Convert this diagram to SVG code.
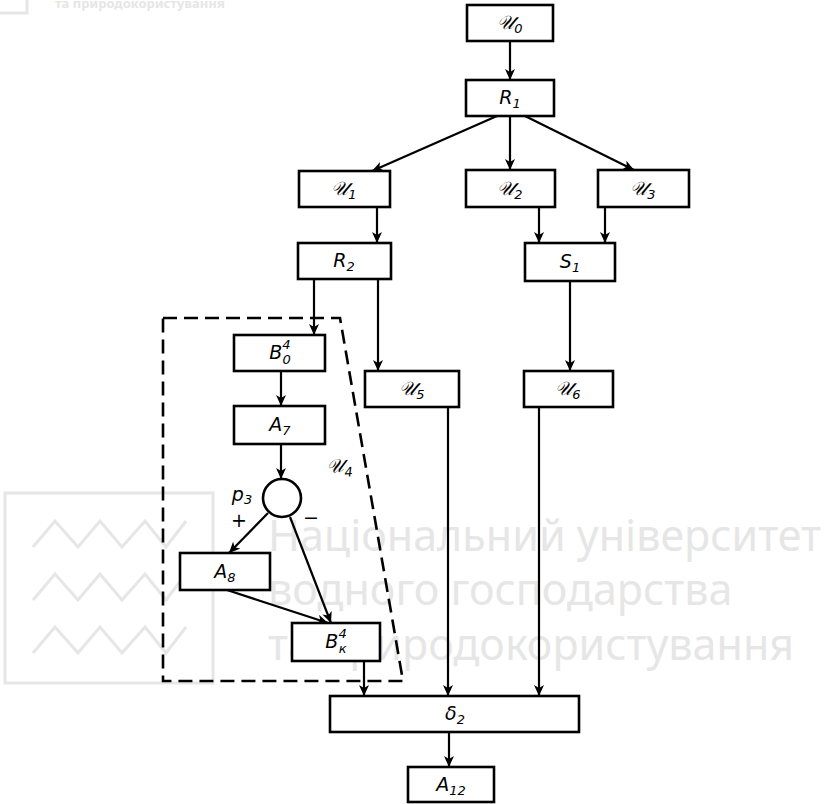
<svg xmlns="http://www.w3.org/2000/svg" width="835" height="804" viewBox="0 0 835 804">
<style>
.box{fill:#fff;stroke:#000;stroke-width:2.6}
.ln{fill:none;stroke:#000;stroke-width:2.2}
.dash{fill:none;stroke:#000;stroke-width:2.6;stroke-dasharray:14 7}
.lb{font-family:"DejaVu Sans",sans-serif;font-style:italic;font-size:19px;fill:#000;text-anchor:middle}
.sub{font-size:13px}
.wm{font-family:"Noto Sans","Open Sans",sans-serif;fill:#e6e6e6}
.wl{fill:none;stroke:#e6e6e6;stroke-width:3}
</style>
<defs>
<marker id="ah" markerUnits="userSpaceOnUse" markerWidth="12" markerHeight="10" refX="11" refY="5" orient="auto">
<path d="M0,0 L11,5 L0,10 L3,5 Z" fill="#000"/>
</marker>
</defs>
<rect width="835" height="804" fill="#fff"/>
<g id="watermark">
<rect x="-3" y="-5" width="30" height="18" class="wl" stroke-width="2"/>
<text x="55" y="8" class="wm" font-size="13" font-weight="bold" fill="#ececec">та природокористування</text>
<rect x="5" y="493" width="208" height="190" class="wl"/>
<polyline class="wl" points="33,547 55,521 78,547 100,521 122,547 145,521 166,547 186,521"/>
<polyline class="wl" points="33,600 55,574 78,600 100,574 122,600 145,574 166,600 186,574"/>
<polyline class="wl" points="33,653 55,627 78,653 100,627 122,653 145,627 166,653 186,627"/>
<text x="268" y="551" class="wm" font-size="43">Національний університет</text>
<text x="268" y="605" class="wm" font-size="43">водного господарства</text>
<text x="268" y="660" class="wm" font-size="43">та природокористування</text>
</g>
<g id="region-U4">
<polygon class="dash" points="163,318 340,318 403,681 163,681"/>
<text x="340" y="472" class="lb" transform="rotate(-4 340 472)">𝒰<tspan class="sub" dy="5">4</tspan></text>
</g>
<g id="connectors">
<line class="ln" x1="510" y1="41" x2="510" y2="80" marker-end="url(#ah)"/>
<line class="ln" x1="497" y1="116" x2="372" y2="171" marker-end="url(#ah)"/>
<line class="ln" x1="510" y1="116" x2="510" y2="170" marker-end="url(#ah)"/>
<line class="ln" x1="525" y1="116" x2="634" y2="170" marker-end="url(#ah)"/>
<line class="ln" x1="377" y1="207" x2="377" y2="243" marker-end="url(#ah)"/>
<line class="ln" x1="539" y1="207" x2="539" y2="243" marker-end="url(#ah)"/>
<line class="ln" x1="605" y1="207" x2="605" y2="243" marker-end="url(#ah)"/>
<line class="ln" x1="314" y1="279" x2="314" y2="335" marker-end="url(#ah)"/>
<line class="ln" x1="378" y1="279" x2="378" y2="371" marker-end="url(#ah)"/>
<line class="ln" x1="570" y1="281" x2="570" y2="371" marker-end="url(#ah)"/>
<line class="ln" x1="281" y1="371" x2="281" y2="406" marker-end="url(#ah)"/>
<line class="ln" x1="281" y1="444" x2="281" y2="479" marker-end="url(#ah)"/>
<line class="ln" x1="268" y1="513" x2="229" y2="553" marker-end="url(#ah)"/>
<line class="ln" x1="290" y1="517" x2="331" y2="623" marker-end="url(#ah)"/>
<line class="ln" x1="227" y1="590" x2="328" y2="623" marker-end="url(#ah)"/>
<line class="ln" x1="364" y1="661" x2="364" y2="696" marker-end="url(#ah)"/>
<line class="ln" x1="448" y1="407" x2="448" y2="696" marker-end="url(#ah)"/>
<line class="ln" x1="539" y1="407" x2="539" y2="696" marker-end="url(#ah)"/>
<line class="ln" x1="449" y1="732" x2="449" y2="767" marker-end="url(#ah)"/>
<text x="242" y="501" class="lb" font-size="17">p<tspan class="sub" dy="3">3</tspan></text>
<text x="239" y="527" class="lb">+</text>
<text x="311" y="524" class="lb">−</text>
</g>
<g id="U0"><rect class="box" x="467" y="5" width="86" height="36"/><text class="lb" x="510" y="29">𝒰<tspan class="sub" dy="4">0</tspan></text></g>
<g id="R1"><rect class="box" x="466" y="80" width="88" height="36"/><text class="lb" x="510" y="104">R<tspan class="sub" dy="4">1</tspan></text></g>
<g id="U1"><rect class="box" x="299" y="171" width="91" height="36"/><text class="lb" x="344" y="195">𝒰<tspan class="sub" dy="4">1</tspan></text></g>
<g id="U2"><rect class="box" x="466" y="170" width="89" height="37"/><text class="lb" x="510" y="195">𝒰<tspan class="sub" dy="4">2</tspan></text></g>
<g id="U3"><rect class="box" x="598" y="170" width="91" height="37"/><text class="lb" x="643" y="195">𝒰<tspan class="sub" dy="4">3</tspan></text></g>
<g id="R2"><rect class="box" x="298" y="243" width="93" height="36"/><text class="lb" x="344" y="267">R<tspan class="sub" dy="4">2</tspan></text></g>
<g id="S1"><rect class="box" x="525" y="243" width="90" height="38"/><text class="lb" x="570" y="268">S<tspan class="sub" dy="4">1</tspan></text></g>
<g id="B04"><rect class="box" x="234" y="335" width="91" height="36"/><text class="lb" x="280" y="359">B<tspan class="sub" dy="-10">4</tspan><tspan class="sub" dx="-8" dy="15">0</tspan></text></g>
<g id="U5"><rect class="box" x="365" y="371" width="94" height="36"/><text class="lb" x="412" y="395">𝒰<tspan class="sub" dy="4">5</tspan></text></g>
<g id="U6"><rect class="box" x="524" y="371" width="89" height="36"/><text class="lb" x="568" y="395">𝒰<tspan class="sub" dy="4">6</tspan></text></g>
<g id="A7"><rect class="box" x="234" y="406" width="91" height="38"/><text class="lb" x="280" y="431">A<tspan class="sub" dy="4">7</tspan></text></g>
<g id="P3"><circle cx="282" cy="498" r="19" fill="#fff" stroke="#000" stroke-width="2.6"/></g>
<g id="A8"><rect class="box" x="180" y="553" width="90" height="37"/><text class="lb" x="225" y="578">A<tspan class="sub" dy="4">8</tspan></text></g>
<g id="Bk4"><rect class="box" x="292" y="623" width="88" height="38"/><text class="lb" x="336" y="648">B<tspan class="sub" dy="-10">4</tspan><tspan class="sub" dx="-8" dy="15">к</tspan></text></g>
<g id="D2"><rect class="box" x="330" y="696" width="249" height="36"/><text class="lb" x="455" y="720">δ<tspan class="sub" dy="4">2</tspan></text></g>
<g id="A12"><rect class="box" x="408" y="767" width="86" height="35"/><text class="lb" x="451" y="791">A<tspan class="sub" dy="4">12</tspan></text></g>
</svg>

....................

### [GOAL OF THE EXERCISE]
Images in the data above are to be skipped. Retype all other material exactly.

### [CORRECT ANSWER]
Convert this diagram to SVG code.
<svg xmlns="http://www.w3.org/2000/svg" width="835" height="804" viewBox="0 0 835 804">
<style>
.box{fill:#fff;stroke:#000;stroke-width:2.6}
.ln{fill:none;stroke:#000;stroke-width:2.2}
.dash{fill:none;stroke:#000;stroke-width:2.6;stroke-dasharray:14 7}
.lb{font-family:"DejaVu Sans",sans-serif;font-style:italic;font-size:19px;fill:#000;text-anchor:middle}
.sub{font-size:13px}
.wm{font-family:"Noto Sans","Open Sans",sans-serif;fill:#e6e6e6}
.wl{fill:none;stroke:#e6e6e6;stroke-width:3}
</style>
<defs>
<marker id="ah" markerUnits="userSpaceOnUse" markerWidth="12" markerHeight="10" refX="11" refY="5" orient="auto">
<path d="M0,0 L11,5 L0,10 L3,5 Z" fill="#000"/>
</marker>
</defs>
<rect width="835" height="804" fill="#fff"/>
<g id="watermark">
<rect x="-3" y="-5" width="30" height="18" class="wl" stroke-width="2"/>
<text x="55" y="8" class="wm" font-size="13" font-weight="bold" fill="#ececec">та природокористування</text>
<rect x="5" y="493" width="208" height="190" class="wl"/>
<polyline class="wl" points="33,547 55,521 78,547 100,521 122,547 145,521 166,547 186,521"/>
<polyline class="wl" points="33,600 55,574 78,600 100,574 122,600 145,574 166,600 186,574"/>
<polyline class="wl" points="33,653 55,627 78,653 100,627 122,653 145,627 166,653 186,627"/>
<text x="268" y="551" class="wm" font-size="43">Національний університет</text>
<text x="268" y="605" class="wm" font-size="43">водного господарства</text>
<text x="268" y="660" class="wm" font-size="43">та природокористування</text>
</g>
<g id="region-U4">
<polygon class="dash" points="163,318 340,318 403,681 163,681"/>
<text x="340" y="472" class="lb" transform="rotate(-4 340 472)">𝒰<tspan class="sub" dy="5">4</tspan></text>
</g>
<g id="connectors">
<line class="ln" x1="510" y1="41" x2="510" y2="80" marker-end="url(#ah)"/>
<line class="ln" x1="497" y1="116" x2="372" y2="171" marker-end="url(#ah)"/>
<line class="ln" x1="510" y1="116" x2="510" y2="170" marker-end="url(#ah)"/>
<line class="ln" x1="525" y1="116" x2="634" y2="170" marker-end="url(#ah)"/>
<line class="ln" x1="377" y1="207" x2="377" y2="243" marker-end="url(#ah)"/>
<line class="ln" x1="539" y1="207" x2="539" y2="243" marker-end="url(#ah)"/>
<line class="ln" x1="605" y1="207" x2="605" y2="243" marker-end="url(#ah)"/>
<line class="ln" x1="314" y1="279" x2="314" y2="335" marker-end="url(#ah)"/>
<line class="ln" x1="378" y1="279" x2="378" y2="371" marker-end="url(#ah)"/>
<line class="ln" x1="570" y1="281" x2="570" y2="371" marker-end="url(#ah)"/>
<line class="ln" x1="281" y1="371" x2="281" y2="406" marker-end="url(#ah)"/>
<line class="ln" x1="281" y1="444" x2="281" y2="479" marker-end="url(#ah)"/>
<line class="ln" x1="268" y1="513" x2="229" y2="553" marker-end="url(#ah)"/>
<line class="ln" x1="290" y1="517" x2="331" y2="623" marker-end="url(#ah)"/>
<line class="ln" x1="227" y1="590" x2="328" y2="623" marker-end="url(#ah)"/>
<line class="ln" x1="364" y1="661" x2="364" y2="696" marker-end="url(#ah)"/>
<line class="ln" x1="448" y1="407" x2="448" y2="696" marker-end="url(#ah)"/>
<line class="ln" x1="539" y1="407" x2="539" y2="696" marker-end="url(#ah)"/>
<line class="ln" x1="449" y1="732" x2="449" y2="767" marker-end="url(#ah)"/>
<text x="242" y="501" class="lb" font-size="17">p<tspan class="sub" dy="3">3</tspan></text>
<text x="239" y="527" class="lb">+</text>
<text x="311" y="524" class="lb">−</text>
</g>
<g id="U0"><rect class="box" x="467" y="5" width="86" height="36"/><text class="lb" x="510" y="29">𝒰<tspan class="sub" dy="4">0</tspan></text></g>
<g id="R1"><rect class="box" x="466" y="80" width="88" height="36"/><text class="lb" x="510" y="104">R<tspan class="sub" dy="4">1</tspan></text></g>
<g id="U1"><rect class="box" x="299" y="171" width="91" height="36"/><text class="lb" x="344" y="195">𝒰<tspan class="sub" dy="4">1</tspan></text></g>
<g id="U2"><rect class="box" x="466" y="170" width="89" height="37"/><text class="lb" x="510" y="195">𝒰<tspan class="sub" dy="4">2</tspan></text></g>
<g id="U3"><rect class="box" x="598" y="170" width="91" height="37"/><text class="lb" x="643" y="195">𝒰<tspan class="sub" dy="4">3</tspan></text></g>
<g id="R2"><rect class="box" x="298" y="243" width="93" height="36"/><text class="lb" x="344" y="267">R<tspan class="sub" dy="4">2</tspan></text></g>
<g id="S1"><rect class="box" x="525" y="243" width="90" height="38"/><text class="lb" x="570" y="268">S<tspan class="sub" dy="4">1</tspan></text></g>
<g id="B04"><rect class="box" x="234" y="335" width="91" height="36"/><text class="lb" x="280" y="359">B<tspan class="sub" dy="-10">4</tspan><tspan class="sub" dx="-8" dy="15">0</tspan></text></g>
<g id="U5"><rect class="box" x="365" y="371" width="94" height="36"/><text class="lb" x="412" y="395">𝒰<tspan class="sub" dy="4">5</tspan></text></g>
<g id="U6"><rect class="box" x="524" y="371" width="89" height="36"/><text class="lb" x="568" y="395">𝒰<tspan class="sub" dy="4">6</tspan></text></g>
<g id="A7"><rect class="box" x="234" y="406" width="91" height="38"/><text class="lb" x="280" y="431">A<tspan class="sub" dy="4">7</tspan></text></g>
<g id="P3"><circle cx="282" cy="498" r="19" fill="#fff" stroke="#000" stroke-width="2.6"/></g>
<g id="A8"><rect class="box" x="180" y="553" width="90" height="37"/><text class="lb" x="225" y="578">A<tspan class="sub" dy="4">8</tspan></text></g>
<g id="Bk4"><rect class="box" x="292" y="623" width="88" height="38"/><text class="lb" x="336" y="648">B<tspan class="sub" dy="-10">4</tspan><tspan class="sub" dx="-8" dy="15">к</tspan></text></g>
<g id="D2"><rect class="box" x="330" y="696" width="249" height="36"/><text class="lb" x="455" y="720">δ<tspan class="sub" dy="4">2</tspan></text></g>
<g id="A12"><rect class="box" x="408" y="767" width="86" height="35"/><text class="lb" x="451" y="791">A<tspan class="sub" dy="4">12</tspan></text></g>
</svg>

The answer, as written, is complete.